Updated: June 3, 2021 5:07:53 pm
In an indication that it could be made a notifiable disease, the Union health ministry has asked states to look out for Multisystem Inflammatory Syndrome in Children (MIS-C), which is a coronavirus-linked disease, and identify secondary and tertiary care institutes with expertise and facilities to deal with it.
“MIS-C is a serious complication in Covid-19 patients. As this is a condition not being routinely reported through the integrated disease surveillance portal (IDSP) or any other portal, I also request you to kindly share the weekly incidence (new cases) of MIS-C reported in the State/UT,” Dr Sunil Kumar, director-general, health services, Union Ministry of Health and Family Welfare, wrote to state health directors in a letter on June 2.
Most children who become infected with the coronavirus have only a mild illness. But in children who develop MIS-C, some organs and tissues such as the heart, lungs, blood vessels, kidneys, digestive system, brain, skin or eyes become severely inflamed.
Dr Sanjay Natu, president of Indian Academy of Paediatrics, Pune branch and member of the Covid-19 task force in the city said there has been a rise in the number of MIS-C cases in the last fortnight at various hospitals and that a local registry is being made.
According to Dr Aarti Kinikar, chairperson of Pune’s paediatric task force for Covid, collating data on these cases is essential. “Unless it becomes compulsory to report, there will not be adequate data on these MIS-C cases. At Sassoon General Hospital, for instance, there have been 7-8 critical MIS-C cases in the last 15 days and we are aware that private hospital doctors have been reporting an increase,” she said.

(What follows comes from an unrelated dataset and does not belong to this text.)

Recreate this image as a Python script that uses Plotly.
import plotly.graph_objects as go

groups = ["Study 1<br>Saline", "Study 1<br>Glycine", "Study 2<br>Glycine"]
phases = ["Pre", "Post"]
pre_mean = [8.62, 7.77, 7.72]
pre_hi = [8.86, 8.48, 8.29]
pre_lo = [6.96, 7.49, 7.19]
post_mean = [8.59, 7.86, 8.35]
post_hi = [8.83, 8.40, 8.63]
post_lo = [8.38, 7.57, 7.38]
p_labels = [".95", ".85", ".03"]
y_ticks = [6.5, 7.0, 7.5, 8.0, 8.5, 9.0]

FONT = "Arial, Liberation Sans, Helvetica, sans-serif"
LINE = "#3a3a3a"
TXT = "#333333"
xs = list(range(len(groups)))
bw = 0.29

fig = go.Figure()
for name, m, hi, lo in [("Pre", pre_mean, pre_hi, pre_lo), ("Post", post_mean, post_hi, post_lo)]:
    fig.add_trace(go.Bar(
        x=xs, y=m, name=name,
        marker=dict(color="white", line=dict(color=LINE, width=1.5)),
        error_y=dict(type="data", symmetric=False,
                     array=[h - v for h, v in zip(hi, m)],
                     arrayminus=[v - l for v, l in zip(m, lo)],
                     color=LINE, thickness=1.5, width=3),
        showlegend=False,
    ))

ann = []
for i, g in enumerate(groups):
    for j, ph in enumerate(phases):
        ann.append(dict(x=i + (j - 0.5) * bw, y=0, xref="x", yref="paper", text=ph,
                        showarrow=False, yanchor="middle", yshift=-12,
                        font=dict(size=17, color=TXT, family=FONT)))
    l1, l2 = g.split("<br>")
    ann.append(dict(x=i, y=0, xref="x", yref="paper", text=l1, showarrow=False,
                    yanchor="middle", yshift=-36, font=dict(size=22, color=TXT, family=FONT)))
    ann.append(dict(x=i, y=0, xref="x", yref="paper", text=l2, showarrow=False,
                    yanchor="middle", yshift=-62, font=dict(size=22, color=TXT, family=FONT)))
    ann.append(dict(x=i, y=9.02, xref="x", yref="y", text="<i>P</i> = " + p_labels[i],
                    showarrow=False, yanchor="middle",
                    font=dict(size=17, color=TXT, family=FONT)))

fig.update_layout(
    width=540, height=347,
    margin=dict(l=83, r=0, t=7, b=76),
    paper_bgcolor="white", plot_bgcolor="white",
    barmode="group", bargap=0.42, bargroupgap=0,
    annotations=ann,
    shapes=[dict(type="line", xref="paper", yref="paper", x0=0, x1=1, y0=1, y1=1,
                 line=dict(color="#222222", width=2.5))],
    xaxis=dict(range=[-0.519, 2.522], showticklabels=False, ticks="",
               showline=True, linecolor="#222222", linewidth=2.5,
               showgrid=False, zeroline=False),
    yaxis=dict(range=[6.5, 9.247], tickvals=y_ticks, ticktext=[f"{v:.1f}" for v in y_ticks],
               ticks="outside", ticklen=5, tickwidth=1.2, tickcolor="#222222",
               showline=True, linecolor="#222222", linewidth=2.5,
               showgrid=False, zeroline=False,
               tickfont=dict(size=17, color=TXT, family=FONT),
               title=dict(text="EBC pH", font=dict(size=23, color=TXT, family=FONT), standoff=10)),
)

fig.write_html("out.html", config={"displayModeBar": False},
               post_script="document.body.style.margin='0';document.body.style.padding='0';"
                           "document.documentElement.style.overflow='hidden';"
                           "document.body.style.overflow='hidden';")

Dr Jitendra Oswal, deputy medical director at Bharati Hospital, said that the parents need to exercise caution but not be scared. “Most affected children get a mild disease with fever and need to be supervised at home with monitoring according to IAP guidelines. MIS-C is a treatable condition with a good recovery rate. However we have to remain alert and look out for warning signs,” Dr Oswal said.